Thank you; we think so and she has the personality to match her stunning looks too! We feel very lucky to have her.


----------



## Skyesdog (Jun 7, 2012)

My Lola also gets Lola-belle from my girls, think it comes from a cross between tinkerbell and Belle from beauty and the beast!


----------



## RachelJ (Oct 5, 2012)

Aw wow she is gorgeous  x


----------



## lady amanda (Nov 26, 2010)

Lola is adorable!...lol all the Lola's are adorable!


----------



## Kimmac78 (Oct 13, 2012)

She is gorgeous, Millie was born the day before your little girl, I'm trying to figure out how I can get a photo on here??


----------



## Kimmac78 (Oct 13, 2012)




----------



## mairi1 (Mar 12, 2012)

Ah Lola is a real Beauty, she's a lovely colour and and has thee cutest face. . 
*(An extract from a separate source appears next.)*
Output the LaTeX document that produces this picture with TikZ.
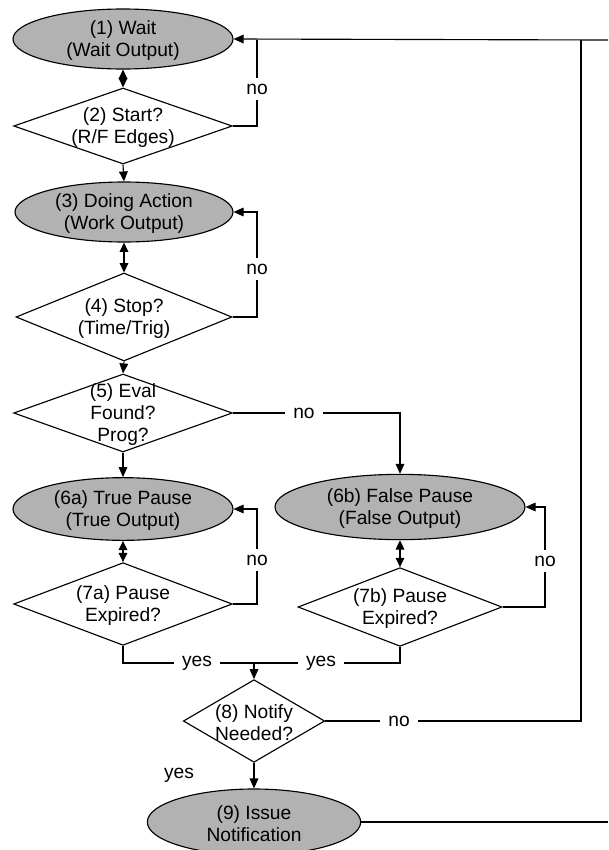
\documentclass[tikz,border=0pt]{standalone}
\usepackage{fontspec}
\setmainfont{Liberation Sans}
\usetikzlibrary{shapes.geometric,arrows.meta}
\definecolor{shade}{RGB}{178,178,178}
\begin{document}
\begin{tikzpicture}[x=0.75pt,y=-0.75pt,
  font=\fontsize{14.4}{16.5}\selectfont, line width=0.85pt,
  state/.style={ellipse, draw, fill=shade, inner sep=0pt},
  decision/.style={diamond, draw, fill=white, inner sep=0pt},
  intext/.style={align=center, inner sep=0pt, yshift=-1.5pt},
  lbl/.style={fill=white, inner xsep=6pt, inner ysep=4pt},
  arr/.style={-{Triangle[length=7.5pt,width=6.5pt]}},
  dbl/.style={{Triangle[length=7pt,width=6.5pt]}-{Triangle[length=7pt,width=6.5pt]}}]
\useasboundingbox (0,0) rectangle (608,850);

% states
\node[state, minimum width=165pt, minimum height=45pt,
  label={[intext]center:{(1) Wait\\(Wait Output)}}] (e1) at (123,39) {};
\node[state, minimum width=163.5pt, minimum height=45pt,
  label={[intext]center:{(3) Doing Action\\(Work Output)}}] (e3) at (124,212) {};
\node[state, minimum width=165pt, minimum height=47pt,
  label={[intext]center:{(6a) True Pause\\(True Output)}}] (e6a) at (123,509) {};
\node[state, minimum width=187.5pt, minimum height=49pt,
  label={[intext]center:{(6b) False Pause\\(False Output)}}] (e6b) at (400,507) {};
\node[state, minimum width=160pt, minimum height=49.5pt,
  label={[intext]center:{(9) Issue\\Notification}}] (e9) at (254,822) {};

% decisions
\node[decision, minimum width=164pt, minimum height=57pt,
  label={[intext]center:{(2) Start?\\(R/F Edges)}}] (d2) at (123,126) {};
\node[decision, minimum width=162pt, minimum height=66pt,
  label={[intext]center:{(4) Stop?\\(Time/Trig)}}] (d4) at (124,317) {};
\node[decision, minimum width=164pt, minimum height=58.5pt,
  label={[intext]center:{(5) Eval\\Found?\\Prog?}}] (d5) at (123,413) {};
\node[decision, minimum width=164pt, minimum height=62pt,
  label={[intext]center:{(7a) Pause\\Expired?}}] (d7a) at (123,604) {};
\node[decision, minimum width=153pt, minimum height=59pt,
  label={[intext]center:{(7b) Pause\\Expired?}}] (d7b) at (400,607) {};
\node[decision, minimum width=106pt, minimum height=62pt,
  label={[intext]center:{(8) Notify\\Needed?}}] (d8) at (254,721) {};

% free ends and junctions
\coordinate (topright) at (608,40);
\coordinate (j1) at (257,40);
\coordinate (j2) at (581,40);
\coordinate (m) at (254,663);
\coordinate (botright) at (608,822);

% main flow
\draw[dbl] (e1.south) -- (d2.north);
\draw[arr] (d2.south) -- (e3.north);
\draw[dbl] (e3.south) -- (d4.north);
\draw[arr] (d4.south) -- (d5.north);
\draw[arr] (d5.south) -- (e6a.north);
\draw[dbl] (e6a.south) -- (d7a.north);
\draw[dbl] (e6b.south) -- (d7b.north);

% loops
\draw[arr] (topright) -- (e1.east);
\draw (d2.east) -| (257,89) node[lbl] {no} -- (j1);
\draw[arr] (d4.east) -| (257,269) node[lbl] {no} |- (e3.east);
\draw[arr] (d7a.east) -| (257,560) node[lbl] {no} |- (e6a.east);
\draw[arr] (d7b.east) -| (545,561) node[lbl] {no} |- (e6b.east);
\draw[arr] (d5.east) -- (304,413) node[lbl] {no} -| (e6b.north);

% merge to 8
\draw (d7a.south) |- (197,663) node[lbl] {yes} -- (m);
\draw (d7b.south) |- (321,663) node[lbl] {yes} -- (m);
\draw[arr] (m) -- (d8.north);

% 8 outcomes
\draw (d8.east) -- (399,721) node[lbl] {no} -| (j2);
\draw[arr] (d8.south) -- (e9.north);
\node (yes9) at (179,775) {yes};
\draw (e9.east) -- (botright);
\end{tikzpicture}
\end{document}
Marleydoodle cockapoos are always gorgeous and I've too had dealings with Thirza, she is indeed a lovely lady. 

Enjoy your gorgeous girl and please ... Lots more photos!!! 


xx


----------



## KJP (Oct 11, 2012)

Kimmac78 said:


>


She's a brilliant colour - beautiful!


----------



## Cat 53 (Aug 26, 2012)

Feel a Kinks song coming on with all these Lolas, L...O...L....A, Lola they are all lovely


----------



## rudy's mum (Oct 29, 2012)

So cute, she looks just like my little Rudy, enjoy..


----------



## Janev1000 (Oct 4, 2011)

Lola is a beauty! Lola is also one of my favourite names. 
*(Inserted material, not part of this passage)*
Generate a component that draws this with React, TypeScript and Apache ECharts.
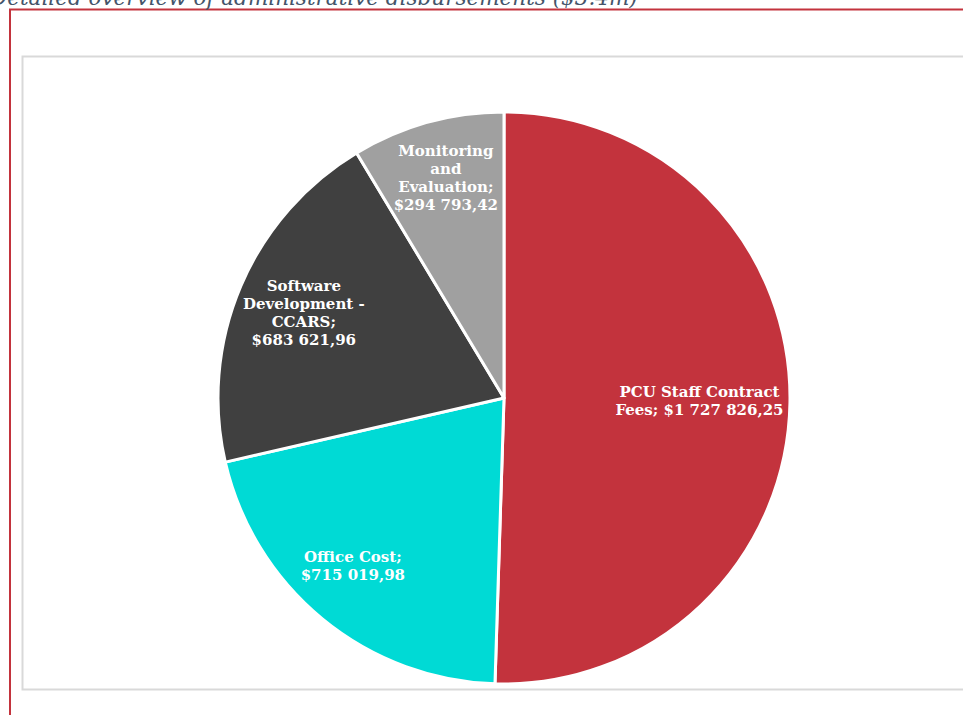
import React, { useEffect, useRef } from "react";
import * as echarts from "echarts";

const titleText = "Detailed overview of administrative disbursements ($3.4m)";
const categories = [
  "PCU Staff Contract Fees",
  "Office Cost",
  "Software Development - CCARS",
  "Monitoring and Evaluation",
];
const labelNames = [
  "PCU Staff Contract\nFees; ",
  "Office Cost;\n",
  "Software\nDevelopment -\nCCARS;\n",
  "Monitoring\nand\nEvaluation;\n",
];
const values = [1727826.25, 715019.98, 683621.96, 294793.42];
const colors = ["#C3333D", "#00DAD5", "#404040", "#A0A0A0"];

function fmt(v: number): string {
  const [i, d] = v.toFixed(2).split(".");
  const withSpaces = i.replace(/\B(?=(\d{3})+(?!\d))/g, " ");
  return "$" + withSpaces + "," + d;
}

export default function App() {
  const ref = useRef<HTMLDivElement>(null);
  useEffect(() => {
    if (!ref.current) return;
    const chart = echarts.init(ref.current, undefined, { renderer: "svg" });
    const data = categories.map((c, i) => ({
      name: c,
      value: values[i],
      itemStyle: { color: colors[i] },
    }));
    const labelData = categories.map((c, i) => ({
      name: c,
      value: values[i],
      label: { formatter: labelNames[i] + fmt(values[i]) },
    }));
    const R = 286;
    chart.setOption({
      animation: false,
      backgroundColor: "#ffffff",
      graphic: [
        {
          type: "rect",
          shape: { x: 10, y: 9.5, width: 1000, height: 800 },
          style: { fill: "none", stroke: "#C3333D", lineWidth: 2 },
          silent: true,
        },
        {
          type: "rect",
          shape: { x: 22.5, y: 56.5, width: 1000, height: 633 },
          style: { fill: "none", stroke: "#D9D9D9", lineWidth: 2 },
          silent: true,
        },
        {
          type: "text",
          x: -10,
          y: -3,
          style: {
            text: titleText,
            font: "italic 21.5px 'DejaVu Serif'",
            fill: "#44546A",
            verticalAlign: "middle",
            align: "left",
          },
          silent: true,
        },
      ],
      series: [
        {
          type: "pie",
          center: [504, 398],
          radius: [0, R],
          startAngle: 90,
          clockwise: true,
          data,
          label: { show: false },
          labelLine: { show: false },
          itemStyle: { borderColor: "#ffffff", borderWidth: 3 },
          emphasis: { disabled: true },
          silent: true,
        },
        {
          type: "pie",
          center: [504, 398],
          radius: [R * 0.5, R],
          startAngle: 90,
          clockwise: true,
          data: labelData,
          itemStyle: { color: "rgba(0,0,0,0)", borderWidth: 0 },
          label: {
            show: true,
            position: "inside",
            color: "#ffffff",
            fontFamily: "'DejaVu Serif'",
            fontWeight: "bold",
            fontSize: 15,
            lineHeight: 18,
            align: "center",
          },
          labelLayout: (p: any) =>
            p.dataIndex === 0
              ? { dx: -22 }
              : p.dataIndex === 1
              ? { dx: -13 }
              : p.dataIndex === 3
              ? { dy: -10 }
              : {},
          labelLine: { show: false },
          emphasis: { disabled: true },
          silent: true,
          z: 3,
        },
      ],
    });
    return () => chart.dispose();
  }, []);
  return (
    <div
      ref={ref}
      style={{ position: "fixed", left: 0, top: 0, width: 963, height: 715 }}
    />
  );
}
Millie & Rudy are gorgeous too! x


----------



## Skyesdog (Jun 7, 2012)

Cat 53 said:


> Feel a Kinks song coming on with all these Lolas, L...O...L....A, Lola they are all lovely


Or Barry Manilow - 'Her name was Lola, she was a showgirl, tra la la la la la la' 

I've had both songs sung to me in the park but actually my girls chose the name from the Charlie and Lola books!


----------



## Nanci (Mar 1, 2012)

She is sooooo beautiful!! Such a gorgeous coat!! I know you are totally smitten!


----------



## RuthMill (Jun 30, 2012)

Skyesdog said:


> My Lola also gets Lola-belle from my girls, think it comes from a cross between tinkerbell and Belle from beauty and the beast!
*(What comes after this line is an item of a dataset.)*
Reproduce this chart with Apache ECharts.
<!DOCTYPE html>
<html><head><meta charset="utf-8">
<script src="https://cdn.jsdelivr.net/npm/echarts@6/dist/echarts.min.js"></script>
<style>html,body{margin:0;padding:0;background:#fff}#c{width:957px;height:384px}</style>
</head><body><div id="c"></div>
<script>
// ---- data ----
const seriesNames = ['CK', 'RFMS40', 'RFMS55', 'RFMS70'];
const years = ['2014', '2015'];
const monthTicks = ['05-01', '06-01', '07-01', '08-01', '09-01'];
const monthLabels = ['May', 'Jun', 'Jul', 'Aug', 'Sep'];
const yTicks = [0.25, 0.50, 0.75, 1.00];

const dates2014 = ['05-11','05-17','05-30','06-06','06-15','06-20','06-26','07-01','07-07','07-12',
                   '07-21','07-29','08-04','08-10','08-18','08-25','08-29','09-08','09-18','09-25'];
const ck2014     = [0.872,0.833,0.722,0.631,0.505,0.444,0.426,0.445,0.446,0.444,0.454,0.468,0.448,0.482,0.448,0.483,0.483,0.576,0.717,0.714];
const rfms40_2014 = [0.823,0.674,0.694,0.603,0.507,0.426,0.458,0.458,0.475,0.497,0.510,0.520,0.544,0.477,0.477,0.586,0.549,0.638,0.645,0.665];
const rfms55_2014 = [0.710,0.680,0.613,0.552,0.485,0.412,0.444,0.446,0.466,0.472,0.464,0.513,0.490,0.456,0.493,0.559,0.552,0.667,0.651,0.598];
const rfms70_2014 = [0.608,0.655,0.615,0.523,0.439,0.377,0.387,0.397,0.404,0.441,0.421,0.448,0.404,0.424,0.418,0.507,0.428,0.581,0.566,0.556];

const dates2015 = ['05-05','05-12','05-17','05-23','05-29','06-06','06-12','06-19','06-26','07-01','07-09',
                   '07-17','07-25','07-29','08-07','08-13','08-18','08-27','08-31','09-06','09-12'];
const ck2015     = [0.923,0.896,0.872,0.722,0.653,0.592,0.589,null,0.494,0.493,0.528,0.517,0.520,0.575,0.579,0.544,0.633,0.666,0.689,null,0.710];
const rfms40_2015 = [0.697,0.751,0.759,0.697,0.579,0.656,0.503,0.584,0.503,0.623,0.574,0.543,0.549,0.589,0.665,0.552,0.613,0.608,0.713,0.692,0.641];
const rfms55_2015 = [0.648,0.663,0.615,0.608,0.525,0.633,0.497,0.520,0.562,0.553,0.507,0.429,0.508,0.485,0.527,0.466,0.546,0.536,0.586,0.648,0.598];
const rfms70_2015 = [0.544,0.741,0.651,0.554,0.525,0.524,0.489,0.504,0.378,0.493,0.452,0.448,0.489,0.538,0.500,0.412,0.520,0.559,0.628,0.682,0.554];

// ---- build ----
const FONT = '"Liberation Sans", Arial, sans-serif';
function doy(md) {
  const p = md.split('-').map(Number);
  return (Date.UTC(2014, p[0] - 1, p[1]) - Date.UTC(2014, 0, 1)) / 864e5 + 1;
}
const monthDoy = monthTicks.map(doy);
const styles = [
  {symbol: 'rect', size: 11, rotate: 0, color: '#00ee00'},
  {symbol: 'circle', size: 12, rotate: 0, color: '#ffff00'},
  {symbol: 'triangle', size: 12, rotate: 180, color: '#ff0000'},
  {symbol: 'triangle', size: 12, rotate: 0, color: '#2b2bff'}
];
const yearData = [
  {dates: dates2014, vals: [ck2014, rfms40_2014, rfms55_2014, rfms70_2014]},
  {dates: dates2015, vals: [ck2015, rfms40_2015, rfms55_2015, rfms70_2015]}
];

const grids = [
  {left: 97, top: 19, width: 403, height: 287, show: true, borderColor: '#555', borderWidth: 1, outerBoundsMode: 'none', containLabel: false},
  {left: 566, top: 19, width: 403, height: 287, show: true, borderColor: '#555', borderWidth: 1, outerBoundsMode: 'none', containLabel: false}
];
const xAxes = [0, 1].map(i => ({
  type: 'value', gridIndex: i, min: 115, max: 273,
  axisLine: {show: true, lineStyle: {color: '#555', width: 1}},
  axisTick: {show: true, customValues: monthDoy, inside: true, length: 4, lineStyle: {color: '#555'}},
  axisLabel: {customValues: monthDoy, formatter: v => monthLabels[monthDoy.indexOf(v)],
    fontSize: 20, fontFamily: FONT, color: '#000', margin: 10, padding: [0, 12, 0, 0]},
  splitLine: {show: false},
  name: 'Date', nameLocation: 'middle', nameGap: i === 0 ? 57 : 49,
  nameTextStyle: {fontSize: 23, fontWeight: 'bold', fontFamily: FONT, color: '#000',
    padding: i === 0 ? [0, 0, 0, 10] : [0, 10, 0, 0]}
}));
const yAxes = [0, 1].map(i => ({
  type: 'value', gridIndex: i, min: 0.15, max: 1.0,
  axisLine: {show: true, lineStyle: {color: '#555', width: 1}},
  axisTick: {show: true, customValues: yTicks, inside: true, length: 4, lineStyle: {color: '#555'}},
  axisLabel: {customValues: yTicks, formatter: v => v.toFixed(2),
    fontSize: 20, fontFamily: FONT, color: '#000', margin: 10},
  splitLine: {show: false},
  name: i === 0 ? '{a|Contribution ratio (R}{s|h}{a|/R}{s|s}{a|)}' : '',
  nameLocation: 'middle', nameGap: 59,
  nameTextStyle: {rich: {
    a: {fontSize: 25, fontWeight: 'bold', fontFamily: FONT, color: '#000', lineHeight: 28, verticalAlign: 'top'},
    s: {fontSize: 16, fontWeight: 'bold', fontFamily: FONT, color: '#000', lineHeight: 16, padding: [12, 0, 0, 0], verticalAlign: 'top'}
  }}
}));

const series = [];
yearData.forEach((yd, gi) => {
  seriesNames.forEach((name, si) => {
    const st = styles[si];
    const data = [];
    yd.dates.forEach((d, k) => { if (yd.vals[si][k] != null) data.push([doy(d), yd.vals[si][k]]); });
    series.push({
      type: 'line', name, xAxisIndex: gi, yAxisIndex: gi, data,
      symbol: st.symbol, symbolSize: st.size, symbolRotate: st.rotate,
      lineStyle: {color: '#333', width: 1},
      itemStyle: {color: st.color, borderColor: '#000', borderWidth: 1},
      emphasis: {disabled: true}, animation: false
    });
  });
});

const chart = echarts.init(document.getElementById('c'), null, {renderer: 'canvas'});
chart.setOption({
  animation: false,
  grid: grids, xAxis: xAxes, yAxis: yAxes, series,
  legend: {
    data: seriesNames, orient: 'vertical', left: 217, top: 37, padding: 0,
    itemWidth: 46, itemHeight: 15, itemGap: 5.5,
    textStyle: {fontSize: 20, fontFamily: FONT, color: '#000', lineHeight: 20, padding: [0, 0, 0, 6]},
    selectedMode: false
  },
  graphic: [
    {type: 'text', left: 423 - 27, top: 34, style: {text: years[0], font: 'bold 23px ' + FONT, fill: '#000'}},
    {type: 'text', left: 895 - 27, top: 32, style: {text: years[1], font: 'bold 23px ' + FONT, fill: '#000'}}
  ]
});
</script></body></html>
Yep! Lola-belle is a name in this house too! What a great name, so versatile!


----------



## DB1 (Jan 20, 2012)

She is gorgeous, lovely colour (ok slightly biased there!). So is Millie.


----------



## NicolaG (Sep 28, 2010)

Hi!!
Our Lola is also a Marley Doodles girl. She's 3 now (born Jan 2010), chocolate brown... well she was, she's faded a bit, we call her 'iced mocha' now LOL!! Her dad is Woody and mum is Sophie. What was life like before them??!!


----------



## erinafare (Dec 9, 2012)

Lola is Beautiful. Lovely colour.
I can't resist their paws.


----------



## Jedicrazy (Apr 26, 2011)

This thread is from last year. I would love to see an updated photo of lovely Lola.


----------



## mariag (Jun 19, 2011)

Jedicrazy said:


> This thread is from last year. I would love to see an updated photo of lovely Lola.


Me too Clare


----------



## Cat 53 (Aug 26, 2012)

Love the name Lola....what a little beauty! Hello to all our little Lola's.


----------



## TraceyT33 (Jun 25, 2012)

she is truly adorable  x


----------